RECORDS FOR THE EXERCISE:
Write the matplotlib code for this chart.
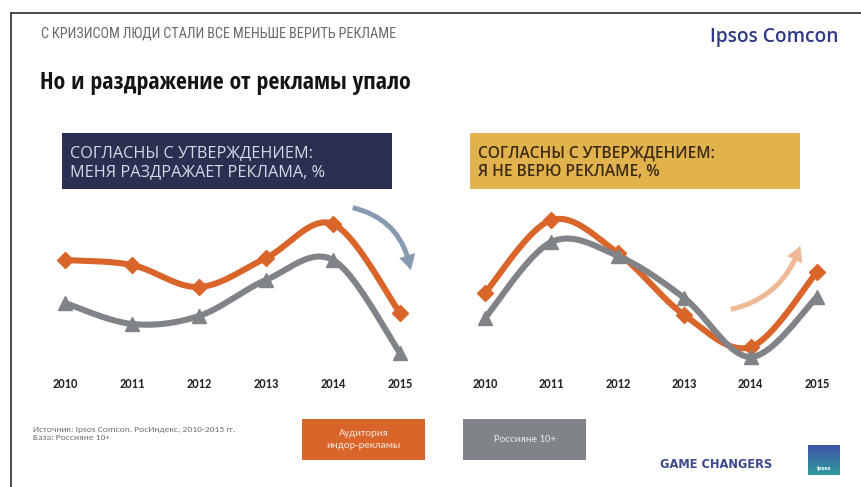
import numpy as np
import matplotlib
matplotlib.use("Agg")
import matplotlib.pyplot as plt
from matplotlib.patches import Rectangle, FancyArrowPatch
from matplotlib.lines import Line2D

# ---- data -----------------------------------------------------------------
years = [2010, 2011, 2012, 2013, 2014, 2015]
year_labels = ["2010", "2011", "2012", "2013", "2014", "2015"]

# "Меня раздражает реклама", %
irritation_indoor = [28.0, 27.0, 22.6, 28.4, 35.2, 17.4]
irritation_russians = [19.4, 15.2, 16.8, 24.0, 28.0, 9.4]

# "Я не верю рекламе", %
distrust_indoor = [21.4, 36.0, 29.4, 17.0, 10.6, 25.6]
distrust_russians = [16.4, 31.6, 28.8, 20.4, 8.6, 20.6]

series_names = ["Аудитория\nиндор-рекламы", "Россияне 10+"]

# ---- style ----------------------------------------------------------------
ORANGE = "#d9652b"
GREY = "#808387"
NAVY = "#2b2f52"
GOLD = "#e2b34c"

W, H = 861, 487
fig = plt.figure(figsize=(W / 100, H / 100), dpi=100)
fig.patch.set_facecolor("white")


def fx(x):
    return x / W


def fy(y):
    return 1 - y / H


def smooth(xs, ys, n=40):
    """Catmull-Rom curve through the points (Excel-style smoothed line)."""
    p = np.column_stack([xs, ys]).astype(float)
    p = np.vstack([p[0], p, p[-1]])
    out = []
    t = np.linspace(0, 1, n)[:, None]
    for i in range(1, len(p) - 2):
        p0, p1, p2, p3 = p[i - 1], p[i], p[i + 1], p[i + 2]
        seg = 0.5 * ((2 * p1) + (-p0 + p2) * t +
                     (2 * p0 - 5 * p1 + 4 * p2 - p3) * t ** 2 +
                     (-p0 + 3 * p1 - 3 * p2 + p3) * t ** 3)
        out.append(seg if i == 1 else seg[1:])
    c = np.vstack(out)
    return c[:, 0], c[:, 1]


def panel(rect, xlim, a, b):
    ax = fig.add_axes(rect)
    ax.set_xlim(*xlim)
    ax.set_ylim(5.6, 41)
    for s in ax.spines.values():
        s.set_visible(False)
    ax.set_yticks([])
    ax.set_xticks(years)
    ax.set_xticklabels(year_labels, family=["Carlito", "DejaVu Sans"],
                       fontweight="bold", fontsize=9, color="#262626")
    ax.tick_params(axis="x", length=0, pad=4)
    ax.patch.set_alpha(0)
    sx, sy = smooth(years, a)
    ax.plot(sx, sy, color=ORANGE, lw=4.4, solid_capstyle="round", zorder=2)
    ax.plot(years, a, ls="none", marker="D", ms=8.5, color=ORANGE, zorder=3)
    sx, sy = smooth(years, b)
    ax.plot(sx, sy, color=GREY, lw=4.4, solid_capstyle="round", zorder=4)
    ax.plot(years, b, ls="none", marker="^", ms=10.5, color=GREY, zorder=5)
    return ax


panel([fx(40), fy(372), fx(385), 177 / H],
      (2010 - 25 / 67, 2015 + 25 / 67), irritation_indoor, irritation_russians)
panel([fx(460), fy(372), fx(382), 177 / H],
      (2010 - 25 / 66.4, 2015 + 25 / 66.4), distrust_indoor, distrust_russians)

# ---- frame ----------------------------------------------------------------
fig.add_artist(Line2D([fx(11), fx(11)], [fy(13), 0], color="#3c3c3c", lw=1.3))
fig.add_artist(Line2D([fx(11), 1], [fy(13), fy(13)], color="#3c3c3c", lw=1.3))

# ---- header ---------------------------------------------------------------
fig.text(fx(41), fy(34), "С КРИЗИСОМ ЛЮДИ СТАЛИ ВСЕ МЕНЬШЕ ВЕРИТЬ РЕКЛАМЕ",
         family=["Barlow Condensed", "Roboto Condensed", "DejaVu Sans"],
         fontweight="normal", fontsize=10.3, color="#6a6a6a", va="center", ha="left")
fig.text(fx(40), fy(83), "Но и раздражение от рекламы упало",
         family=["Open Sans Condensed", "DejaVu Sans"], fontweight="bold",
         fontsize=17.2, color="#141414", va="center", ha="left")
fig.text(fx(838), fy(37), "Ipsos Comcon",
         family=["Open Sans", "DejaVu Sans"], fontweight="semibold",
         fontsize=13.8, color="#2f3a86", va="center", ha="right")

# ---- panel caption boxes --------------------------------------------------
fig.add_artist(Rectangle((fx(62), fy(189)), fx(330), 56 / H,
                         transform=fig.transFigure, facecolor=NAVY, edgecolor="none"))
fig.text(fx(70), fy(163), "СОГЛАСНЫ С УТВЕРЖДЕНИЕМ:\nМЕНЯ РАЗДРАЖАЕТ РЕКЛАМА, %",
         family=["Open Sans", "DejaVu Sans"], fontsize=11.7, color="#d8dae4",
         va="center", ha="left", linespacing=1.25)

fig.add_artist(Rectangle((fx(470), fy(189)), fx(330), 56 / H,
                         transform=fig.transFigure, facecolor=GOLD, edgecolor="none"))
fig.text(fx(478), fy(163), "СОГЛАСНЫ С УТВЕРЖДЕНИЕМ:\nЯ НЕ ВЕРЮ РЕКЛАМЕ, %",
         family=["Open Sans", "DejaVu Sans"], fontsize=11.2, color="#3b2a12",
         fontweight="semibold", va="center", ha="left", linespacing=1.25)

# ---- trend arrows ---------------------------------------------------------
fig.add_artist(FancyArrowPatch((fx(350), fy(207)), (fx(411), fy(273)),
                               transform=fig.transFigure,
                               connectionstyle="arc3,rad=-0.35",
                               arrowstyle="simple,head_length=0.9,head_width=1.0,tail_width=0.3",
                               mutation_scale=12, color="#7990aa", alpha=0.9, lw=0))
fig.add_artist(FancyArrowPatch((fx(728), fy(310)), (fx(801), fy(243)),
                               transform=fig.transFigure,
                               connectionstyle="arc3,rad=0.3",
                               arrowstyle="simple,head_length=0.9,head_width=1.0,tail_width=0.3",
                               mutation_scale=12, color="#efb28b", alpha=0.9, lw=0))

# ---- footer ---------------------------------------------------------------
fig.text(fx(33), fy(433.5), "Источник: Ipsos Comcon. РосИндекс, 2010-2015 гг.\nБаза: Россияне 10+",
         family=["Carlito", "DejaVu Sans"], fontsize=6.8, color="#707070",
         va="center", ha="left", linespacing=1.25)

fig.add_artist(Rectangle((fx(302), fy(460)), fx(123), 41 / H,
                         transform=fig.transFigure, facecolor=ORANGE, edgecolor="none"))
fig.text(fx(363.5), fy(439.5), series_names[0], family=["Carlito", "DejaVu Sans"],
         fontsize=7.8, color="#f6e4d8", ha="center", va="center", linespacing=1.4)
fig.add_artist(Rectangle((fx(463), fy(460)), fx(123), 41 / H,
                         transform=fig.transFigure, facecolor=GREY, edgecolor="none"))
fig.text(fx(524.5), fy(439.5), series_names[1], family=["Carlito", "DejaVu Sans"],
         fontsize=7.8, color="#e8e9ec", ha="center", va="center")

fig.text(fx(660), fy(465), "GAME CHANGERS", family=["DejaVu Sans"], fontweight="bold",
         fontsize=8.3, color="#3d4a8c", ha="left", va="center")

logo = fig.add_axes([fx(808), fy(475), fx(32), 30 / H])
grad = np.linspace(0, 1, 64)[:, None]
logo.imshow(grad, aspect="auto", extent=(0, 1, 0, 1),
            cmap=matplotlib.colors.LinearSegmentedColormap.from_list(
                "ipsos", ["#2f9a9e", "#3d55a6"]), origin="lower")
logo.text(0.5, 0.22, "Ipsos", color="white", fontsize=3.5, ha="center",
          va="center", fontweight="bold", transform=logo.transAxes)
logo.set_axis_off()

fig.savefig("out.png", dpi=100, facecolor="white")
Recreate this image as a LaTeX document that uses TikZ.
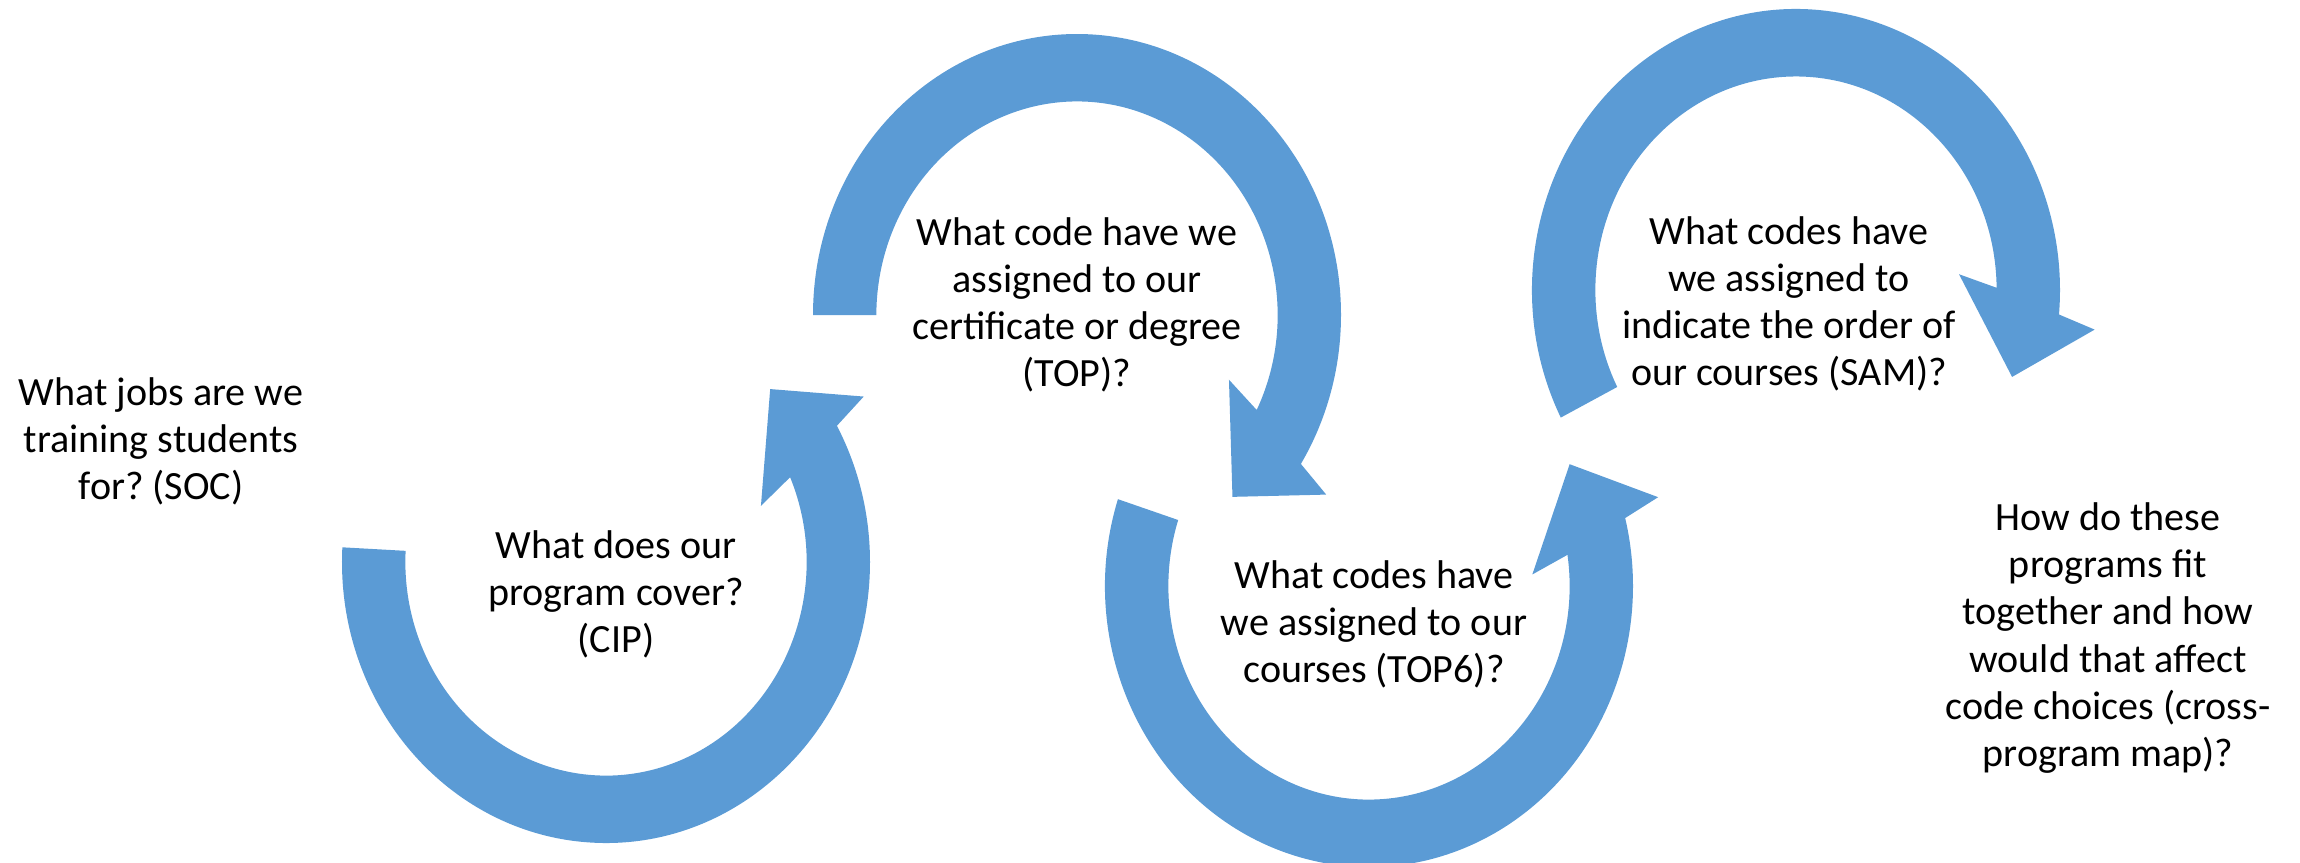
\documentclass[tikz,border=0pt]{standalone}
\usepackage{tikz}
\usepackage{fontspec}
\setmainfont{Carlito}
\usepackage{xcolor}
\definecolor{officeblue}{HTML}{5B9BD5}
\frenchspacing

\begin{document}
\begin{tikzpicture}
	\useasboundingbox (0,0) rectangle (23,-8.62);
\par
\tikzstyle{cyclearrow}=[fill=officeblue]
\tikzstyle{question}=[align=center,font=\fontsize{11.4}{13.4}\selectfont]
\par
	\foreach \cx/\cy/\st/\en/\dir in {6.06/-5.62/177/389/1, 10.77/-3.15/180/-32/-1, 13.69/-5.86/162/374/1, 17.96/-2.90/207/-5/-1}
	\fill[cyclearrow,shift={(\cx,\cy)},xscale=2.64,yscale=2.81] (\st:1) arc[start angle=\st,end angle=\en,radius=1] -- ({\en+(\dir)*2.1}:1.14) -- ({\en+(\dir)*15.7}:0.875) -- ({\en-(\dir)*10.2}:0.62) -- ({\en-(\dir)*5.6}:0.76) arc[start angle={\en-(\dir)*5.6},end angle=\st,radius=0.76] -- cycle;
\par
	\node[question] (soc) at (1.61,-4.41) {What jobs are we\\training students\\for? (SOC)};
	\node[question] (cip) at (6.16,-5.94) {What does our\\program cover?\\(CIP)};
	\node[question] (top) at (10.77,-3.05) {What code have we\\assigned to our\\certificate or degree\\(TOP)?};
	\node[question] (topsix) at (13.74,-6.24) {What codes have\\we assigned to our\\courses (TOP6)?};
	\node[question] (sam) at (17.89,-3.04) {What codes have\\we assigned to\\indicate the order of\\our courses (SAM)?};
	\node[question] (crossmap) at (21.08,-6.38) {How do these\\programs fit\\together and how\\would that affect\\code choices (cross-\\program map)?};
\end{tikzpicture}
\end{document}
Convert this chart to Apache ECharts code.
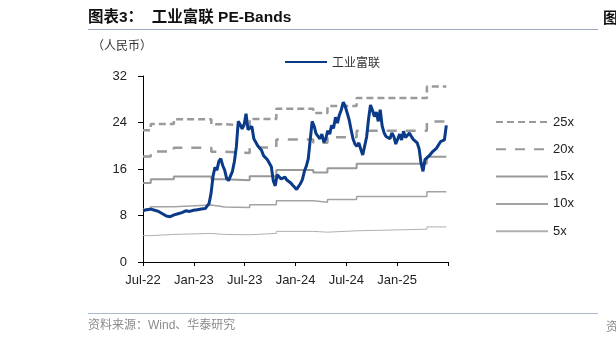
<!DOCTYPE html>
<html><head><meta charset="utf-8">
<script src="https://cdn.jsdelivr.net/npm/echarts@6/dist/echarts.min.js"></script>
<style>html,body{margin:0;padding:0;background:#fff}#c{width:616px;height:344px}</style>
</head><body><div id="c"></div>
<script>
// ---- data ----
const startDate = '2022-07-01';
const stepDays = 7; // weekly closes
const price = [
 8.8,8.9,9.0,9.2,9.1,8.9,8.9,8.8,8.7,8.5,
 8.3,8.0,7.9,7.8,7.8,8.0,8.1,8.2,8.3,8.4,
 8.5,8.6,8.8,8.8,8.7,8.8,8.9,9.0,9.0,8.9,
 9.1,9.1,9.2,9.3,10.1,11.8,14.7,16.3,15.8,17.3,
 17.8,16.6,15.8,14.4,14.0,14.3,15.6,17.3,19.8,24.2,
 23.6,22.9,23.6,25.5,22.8,22.5,23.3,21.2,21.3,20.0,
 19.8,19.2,18.3,18.0,17.6,17.3,16.4,14.0,13.1,15.0,
 14.8,14.3,14.4,14.6,14.1,14.0,13.6,13.2,13.0,12.5,
 12.8,13.5,14.2,15.6,16.5,17.8,21.0,24.2,23.4,22.1,
 22.0,21.2,22.0,20.6,21.2,22.6,22.0,23.5,23.0,24.9,
 23.9,25.3,26.2,27.5,26.8,26.5,24.5,22.8,21.2,20.3,
 19.9,20.5,19.4,18.4,18.7,21.5,24.6,27.0,26.1,25.0,
 25.8,24.2,26.2,23.4,22.2,21.6,21.8,21.2,22.2,21.6,
 20.3,20.4,22.0,21.0,22.5,21.4,21.8,22.2,21.6,21.1,
 20.9,20.5,19.5,17.0,15.6,17.6,17.5,18.2,18.0,19.0,
 18.7,19.6,19.5,20.7,21.0,21.0,23.5
];
const bandDates = ['2022-07-01','2022-07-29','2022-10-20','2023-03-04','2023-04-21','2023-07-20',
                   '2023-10-24','2024-03-05','2024-04-25','2024-08-08','2025-04-18'];
const band25 = [22.68,23.75,24.55,23.70,23.45,24.60,26.35,25.65,26.85,28.20,30.20];
const band20 = [18.14,19.00,19.64,18.96,18.76,19.68,21.08,20.52,21.48,22.56,24.16];
const band15 = [13.61,14.25,14.73,14.22,14.07,14.76,15.81,15.39,16.11,16.92,18.12];
const band10 = [9.07,9.50,9.82,9.48,9.38,9.84,10.54,10.26,10.74,11.28,12.08];
const band5  = [4.54,4.75,4.91,4.74,4.69,4.92,5.27,5.13,5.37,5.64,6.04];
const xTickLabels = ['Jul-22','Jan-23','Jul-23','Jan-24','Jul-24','Jan-25',''];
const yTickLabels = ['0','8','16','24','32'];
const seriesNames = ['工业富联','25x','20x','15x','10x','5x'];

// ---- build ----
const DAY = 86400000;
const t0 = Date.parse(startDate);
const dayOf = s => Math.round((Date.parse(s) - t0) / DAY);
const endDay = (price.length - 1) * stepDays;
const priceData = price.map((v, i) => [i * stepDays, v]);
const bandData = arr => {
  const d = bandDates.map((s, i) => [dayOf(s), arr[i]]);
  d.push([endDay, arr[arr.length - 1]]);
  return d;
};
const XI = 183;

const chart = echarts.init(document.getElementById('c'), null, {renderer: 'canvas'});
const bandSeries = (name, arr, color, width, type) => ({
  name, type: 'line', data: bandData(arr), step: 'end', symbol: 'none', silent: true,
  lineStyle: {color, width, type}, itemStyle: {color}, z: 2
});
chart.setOption({
  animation: false,
  backgroundColor: '#fff',
  textStyle: {fontFamily: 'Liberation Sans, Arial, Noto Sans CJK SC'},
  grid: {left: 143, right: 168, top: 76, bottom: 82, containLabel: false},
  legend: [
    {data: [seriesNames[0]], left: 279, top: 51, itemWidth: 42, itemHeight: 14, itemGap: 10,
     itemStyle: {opacity: 0},
     textStyle: {fontSize: 12, color: '#333', fontFamily: 'Noto Sans CJK SC'}},
    {data: seriesNames.slice(1), orient: 'vertical', left: 490, top: 110.5, itemWidth: 52, itemHeight: 14,
     itemGap: 14.3, itemStyle: {opacity: 0},
     textStyle: {fontSize: 13, color: '#222', fontFamily: 'Liberation Sans, Arial'}}
  ],
  xAxis: {
    type: 'value', min: 0, max: XI * 6, interval: XI,
    axisLine: {lineStyle: {color: '#000', width: 1}},
    axisTick: {inside: false, length: 4, lineStyle: {color: '#000'}},
    axisLabel: {fontSize: 13, color: '#222', margin: 12,
      formatter: v => xTickLabels[Math.round(v / XI)] || ''},
    splitLine: {show: false}
  },
  yAxis: {
    type: 'value', min: 0, max: 32, interval: 8,
    axisLine: {show: true, lineStyle: {color: '#000', width: 1}},
    axisTick: {show: true, inside: false, length: 5, lineStyle: {color: '#000'}},
    axisLabel: {fontSize: 13, color: '#222', margin: 16,
      formatter: v => yTickLabels[Math.round(v / 8)]},
    splitLine: {show: false}
  },
  series: [
    {name: seriesNames[0], type: 'line', data: priceData, symbol: 'none', z: 5,
     lineStyle: {color: '#0a3a88', width: 3}, itemStyle: {color: '#0a3a88'}},
    bandSeries(seriesNames[1], band25, '#9a9a9a', 2.5, [7, 4]),
    bandSeries(seriesNames[2], band20, '#9a9a9a', 2.5, [10, 9]),
    bandSeries(seriesNames[3], band15, '#999999', 2, 'solid'),
    bandSeries(seriesNames[4], band10, '#a3a3a3', 1.5, 'solid'),
    bandSeries(seriesNames[5], band5, '#b0b0b0', 1, 'solid')
  ],
  graphic: [
    {type: 'text', left: 88, top: 10, style: {text: '图表3：  工业富联 PE-Bands', fontSize: 15.5, fontWeight: 'bold',
      fill: '#111', fontFamily: 'Liberation Sans, Noto Sans CJK SC'}},
    {type: 'line', shape: {x1: 88, y1: 29.5, x2: 598, y2: 29.5}, style: {stroke: '#98a8be', lineWidth: 1}},
    {type: 'text', left: 92, top: 39, style: {text: '（人民币）', fontSize: 12, fill: '#333', fontFamily: 'Noto Sans CJK SC'}},
    {type: 'line', shape: {x1: 88, y1: 313.5, x2: 598, y2: 313.5}, style: {stroke: '#a9bacf', lineWidth: 1}},
    {type: 'text', left: 88, top: 320, style: {text: '资料来源：Wind、华泰研究', fontSize: 12, fill: '#8a8a8a',
      fontFamily: 'Liberation Sans, Noto Sans CJK SC'}},
    {type: 'text', left: 603, top: 10, style: {text: '图表4', fontSize: 15, fontWeight: 'bold', fill: '#111', fontFamily: 'Noto Sans CJK SC'}},
    {type: 'text', left: 606, top: 320, style: {text: '资料', fontSize: 12, fill: '#8a8a8a', fontFamily: 'Noto Sans CJK SC'}}
  ]
});
</script></body></html>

REQUIRED WORK:
Could you repeat exactly the lines from the first one of the records above through the line containing "return c[:, 0], c[:, 1]", leaving out any pictures?

EXERCISE RESPONSE:
Write the matplotlib code for this chart.
import numpy as np
import matplotlib
matplotlib.use("Agg")
import matplotlib.pyplot as plt
from matplotlib.patches import Rectangle, FancyArrowPatch
from matplotlib.lines import Line2D

# ---- data -----------------------------------------------------------------
years = [2010, 2011, 2012, 2013, 2014, 2015]
year_labels = ["2010", "2011", "2012", "2013", "2014", "2015"]

# "Меня раздражает реклама", %
irritation_indoor = [28.0, 27.0, 22.6, 28.4, 35.2, 17.4]
irritation_russians = [19.4, 15.2, 16.8, 24.0, 28.0, 9.4]

# "Я не верю рекламе", %
distrust_indoor = [21.4, 36.0, 29.4, 17.0, 10.6, 25.6]
distrust_russians = [16.4, 31.6, 28.8, 20.4, 8.6, 20.6]

series_names = ["Аудитория\nиндор-рекламы", "Россияне 10+"]

# ---- style ----------------------------------------------------------------
ORANGE = "#d9652b"
GREY = "#808387"
NAVY = "#2b2f52"
GOLD = "#e2b34c"

W, H = 861, 487
fig = plt.figure(figsize=(W / 100, H / 100), dpi=100)
fig.patch.set_facecolor("white")


def fx(x):
    return x / W


def fy(y):
    return 1 - y / H


def smooth(xs, ys, n=40):
    """Catmull-Rom curve through the points (Excel-style smoothed line)."""
    p = np.column_stack([xs, ys]).astype(float)
    p = np.vstack([p[0], p, p[-1]])
    out = []
    t = np.linspace(0, 1, n)[:, None]
    for i in range(1, len(p) - 2):
        p0, p1, p2, p3 = p[i - 1], p[i], p[i + 1], p[i + 2]
        seg = 0.5 * ((2 * p1) + (-p0 + p2) * t +
                     (2 * p0 - 5 * p1 + 4 * p2 - p3) * t ** 2 +
                     (-p0 + 3 * p1 - 3 * p2 + p3) * t ** 3)
        out.append(seg if i == 1 else seg[1:])
    c = np.vstack(out)
    return c[:, 0], c[:, 1]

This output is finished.